L’évêque de Gand avait lancé une tombola parmi ces fidèles dont le grand prix était un voyage à Lourdes, tout compris, pour deux personnes. Je ne suis pas sûre si c’est bonne-maman, maman ou tante Crico qui avait gagné le gros lot. En tout cas, Lili et Crico s’étaient mises d’accord pour nous faire profiter du voyage, à Martine et à moi. Je ne sais plus au juste quel âge j’avais, disons quinze ans et demi, puisque c’était en été. Peut-être nos mères avaient-elles l’espoir que la Vierge de Lourdes allait faire un nouveau miracle et nous reconvertir. Mais, pas de chance pour elles, ce voyage allait plutôt avoir l’effet contraire.

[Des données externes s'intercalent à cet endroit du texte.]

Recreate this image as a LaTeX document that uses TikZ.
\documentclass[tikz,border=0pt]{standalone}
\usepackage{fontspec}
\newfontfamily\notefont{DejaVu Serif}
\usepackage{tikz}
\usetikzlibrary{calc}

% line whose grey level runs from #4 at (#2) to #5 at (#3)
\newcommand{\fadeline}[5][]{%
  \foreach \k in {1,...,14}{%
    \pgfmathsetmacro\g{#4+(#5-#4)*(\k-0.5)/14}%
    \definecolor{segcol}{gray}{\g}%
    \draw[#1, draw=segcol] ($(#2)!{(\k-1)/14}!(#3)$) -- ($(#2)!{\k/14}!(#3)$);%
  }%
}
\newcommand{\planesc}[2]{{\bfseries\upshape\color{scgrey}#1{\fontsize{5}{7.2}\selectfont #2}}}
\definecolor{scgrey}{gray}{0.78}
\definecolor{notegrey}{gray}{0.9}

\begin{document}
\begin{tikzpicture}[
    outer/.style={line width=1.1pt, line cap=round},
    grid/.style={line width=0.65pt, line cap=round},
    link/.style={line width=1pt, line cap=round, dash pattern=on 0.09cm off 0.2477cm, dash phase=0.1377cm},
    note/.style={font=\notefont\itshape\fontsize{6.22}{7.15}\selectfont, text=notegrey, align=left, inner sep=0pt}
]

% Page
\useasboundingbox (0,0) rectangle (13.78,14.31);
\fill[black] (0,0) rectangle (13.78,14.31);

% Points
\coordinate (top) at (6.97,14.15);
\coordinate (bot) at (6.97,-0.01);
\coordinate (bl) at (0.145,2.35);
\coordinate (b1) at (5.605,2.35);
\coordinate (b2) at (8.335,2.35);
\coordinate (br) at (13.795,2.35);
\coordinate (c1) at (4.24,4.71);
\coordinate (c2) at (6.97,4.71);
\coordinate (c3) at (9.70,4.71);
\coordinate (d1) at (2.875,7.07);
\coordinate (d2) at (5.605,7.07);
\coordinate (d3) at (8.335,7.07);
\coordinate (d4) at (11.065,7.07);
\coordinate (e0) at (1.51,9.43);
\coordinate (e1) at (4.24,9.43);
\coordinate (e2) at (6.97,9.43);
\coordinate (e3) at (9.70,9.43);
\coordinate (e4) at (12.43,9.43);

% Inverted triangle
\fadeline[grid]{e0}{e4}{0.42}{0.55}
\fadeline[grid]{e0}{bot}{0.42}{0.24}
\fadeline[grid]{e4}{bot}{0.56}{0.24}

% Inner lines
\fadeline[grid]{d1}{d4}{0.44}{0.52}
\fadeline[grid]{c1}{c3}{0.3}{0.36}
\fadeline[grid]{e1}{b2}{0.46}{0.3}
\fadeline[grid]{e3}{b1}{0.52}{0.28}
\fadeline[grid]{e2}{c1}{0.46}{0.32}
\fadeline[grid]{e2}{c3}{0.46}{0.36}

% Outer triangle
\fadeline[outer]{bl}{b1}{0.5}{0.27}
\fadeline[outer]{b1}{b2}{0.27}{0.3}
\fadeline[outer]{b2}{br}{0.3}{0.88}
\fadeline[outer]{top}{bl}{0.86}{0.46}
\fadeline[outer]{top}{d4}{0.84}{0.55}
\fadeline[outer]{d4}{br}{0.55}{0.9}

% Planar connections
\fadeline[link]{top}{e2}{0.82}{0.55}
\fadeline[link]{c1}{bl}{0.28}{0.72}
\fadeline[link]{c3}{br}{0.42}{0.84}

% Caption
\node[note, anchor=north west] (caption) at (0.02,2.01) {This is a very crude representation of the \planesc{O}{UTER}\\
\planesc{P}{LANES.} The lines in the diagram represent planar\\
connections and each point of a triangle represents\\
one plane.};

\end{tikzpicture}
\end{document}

Une fois débarquées à destination, un hôtel vieillot, la première chose qui frappa notre attention dans les rues de Lourdes était l’immense commerce de bondieuseries qui envahissait toute la ville. Vierges phosphorescentes remplies ou non d’eau du Gave, bénie ou pas (le prix variait), chapelets de toutes les tailles, matières et couleurs, Sacrés Cœurs de Jésus et Marie, Christs sanglants, Bernadettes en plâtre, photos de la grotte de Lourdes aux couleurs criantes peintes par-dessus à la gouache, bougies décorées et parfumées de toute taille et fleurs en plastique, il y avait tout le catho-kitsch que vous pouvez vous imaginer, multiplié par mille. Toute la ville de Lourdes vivait de ce commerce,  en plus évidemment de l’hébergement et la restauration pour les pèlerins.

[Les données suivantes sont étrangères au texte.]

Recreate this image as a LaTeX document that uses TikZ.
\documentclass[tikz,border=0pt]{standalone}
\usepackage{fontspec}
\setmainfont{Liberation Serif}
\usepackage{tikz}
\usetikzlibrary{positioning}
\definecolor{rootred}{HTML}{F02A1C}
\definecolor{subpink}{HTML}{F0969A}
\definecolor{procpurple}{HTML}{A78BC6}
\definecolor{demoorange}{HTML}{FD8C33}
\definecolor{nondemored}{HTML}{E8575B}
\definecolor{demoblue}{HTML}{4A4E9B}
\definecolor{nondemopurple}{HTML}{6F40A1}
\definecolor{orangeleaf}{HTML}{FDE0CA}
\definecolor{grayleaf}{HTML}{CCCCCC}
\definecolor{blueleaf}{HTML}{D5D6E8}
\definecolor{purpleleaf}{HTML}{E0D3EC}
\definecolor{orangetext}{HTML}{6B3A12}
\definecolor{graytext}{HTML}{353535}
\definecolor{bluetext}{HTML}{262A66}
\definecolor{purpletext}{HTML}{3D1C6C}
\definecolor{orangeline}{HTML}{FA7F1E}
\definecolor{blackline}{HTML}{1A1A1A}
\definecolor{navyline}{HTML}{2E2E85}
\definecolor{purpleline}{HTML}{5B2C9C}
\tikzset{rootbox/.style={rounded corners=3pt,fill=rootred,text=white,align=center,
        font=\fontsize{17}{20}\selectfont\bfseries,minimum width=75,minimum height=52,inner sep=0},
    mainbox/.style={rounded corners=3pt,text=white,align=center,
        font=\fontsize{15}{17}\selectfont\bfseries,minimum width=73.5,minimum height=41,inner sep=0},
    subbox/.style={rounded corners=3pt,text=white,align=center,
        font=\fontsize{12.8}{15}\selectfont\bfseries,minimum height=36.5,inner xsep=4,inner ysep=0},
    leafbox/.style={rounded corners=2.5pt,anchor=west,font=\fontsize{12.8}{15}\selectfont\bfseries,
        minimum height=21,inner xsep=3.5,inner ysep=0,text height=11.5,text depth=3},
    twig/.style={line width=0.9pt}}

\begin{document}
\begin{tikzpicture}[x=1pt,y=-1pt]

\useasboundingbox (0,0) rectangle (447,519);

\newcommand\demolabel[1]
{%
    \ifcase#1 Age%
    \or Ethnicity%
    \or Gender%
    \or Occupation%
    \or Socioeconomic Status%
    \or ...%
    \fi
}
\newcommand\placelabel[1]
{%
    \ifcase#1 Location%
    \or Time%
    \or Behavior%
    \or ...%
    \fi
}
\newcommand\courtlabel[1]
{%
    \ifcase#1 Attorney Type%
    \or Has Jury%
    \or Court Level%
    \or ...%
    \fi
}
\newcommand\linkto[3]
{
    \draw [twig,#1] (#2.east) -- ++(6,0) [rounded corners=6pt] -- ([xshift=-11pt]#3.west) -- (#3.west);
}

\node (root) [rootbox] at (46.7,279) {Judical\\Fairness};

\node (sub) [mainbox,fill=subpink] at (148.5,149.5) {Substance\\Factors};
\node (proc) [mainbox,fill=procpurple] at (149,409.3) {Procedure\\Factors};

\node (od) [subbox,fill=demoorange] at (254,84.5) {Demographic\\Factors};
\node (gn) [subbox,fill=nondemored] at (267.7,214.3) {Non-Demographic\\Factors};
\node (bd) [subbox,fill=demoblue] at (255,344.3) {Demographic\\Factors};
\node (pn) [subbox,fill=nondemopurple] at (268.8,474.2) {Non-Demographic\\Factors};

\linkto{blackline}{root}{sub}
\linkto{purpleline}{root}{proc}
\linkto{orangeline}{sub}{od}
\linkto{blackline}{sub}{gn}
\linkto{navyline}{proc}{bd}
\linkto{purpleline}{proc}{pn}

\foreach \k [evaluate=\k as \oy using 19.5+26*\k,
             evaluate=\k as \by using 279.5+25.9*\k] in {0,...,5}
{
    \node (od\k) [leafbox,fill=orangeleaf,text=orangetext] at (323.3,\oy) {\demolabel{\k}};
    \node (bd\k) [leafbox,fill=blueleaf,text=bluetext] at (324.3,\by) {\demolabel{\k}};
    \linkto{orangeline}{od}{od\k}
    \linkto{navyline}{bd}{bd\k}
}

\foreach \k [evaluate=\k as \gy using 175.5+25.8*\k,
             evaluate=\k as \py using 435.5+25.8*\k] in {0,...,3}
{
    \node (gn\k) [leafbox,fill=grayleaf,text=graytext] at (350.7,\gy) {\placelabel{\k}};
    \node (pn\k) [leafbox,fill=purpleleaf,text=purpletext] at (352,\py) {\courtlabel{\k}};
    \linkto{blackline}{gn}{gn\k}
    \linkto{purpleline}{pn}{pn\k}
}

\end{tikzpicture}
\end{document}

L’énorme cathédrale neuve nous semblait laide, les bains d’eau miraculeuse où on plongeait les malades, protégés par des espèces de murs en toile bleue, nous paraissaient affreusement sales et la fameuse grotte – eh bien, pas très spectaculaire, avec ses statues qui n’avaient rien d’artistique, comme je me rends compte maintenant.  Nous avons quand même participé à une procession aux bougies un soir, histoire de tenir la promesse faite à nos mamans, qui trouvaient que c’était la partie la plus émouvante du pèlerinage.

En tous cas, nous avions décidé d’en faire le minimum et n’eûmes aucun mal pour nous échapper des autres activités du groupe. Le reste de la semaine, nous l’avons passée à la piscine municipale, à nous bronzer, à nager et à faire connaissance avec la population locale. Martine avait tout de suite attiré une paire de jeunes galants qui nous accompagnaient partout. C’est vrai qu’il n’y avait pas beaucoup d’autres attractions dans leur petite ville. Par malheur pour moi, elle avait choisi le plus beau et j’étais restée avec l’autre, qui était boutonneux, assez vulgaire et très collant. Il voulait absolument m’embrasser et j’ai eu du mal à m’en débarrasser, mais il a fini par comprendre.
 
A part ça la semaine s’est vite passée et nous sommes retournées en Belgique par le même train sans qu’il y ait eu de miracle, ni pour nous, ni pour le reste du groupe de Gantois. Tant pis.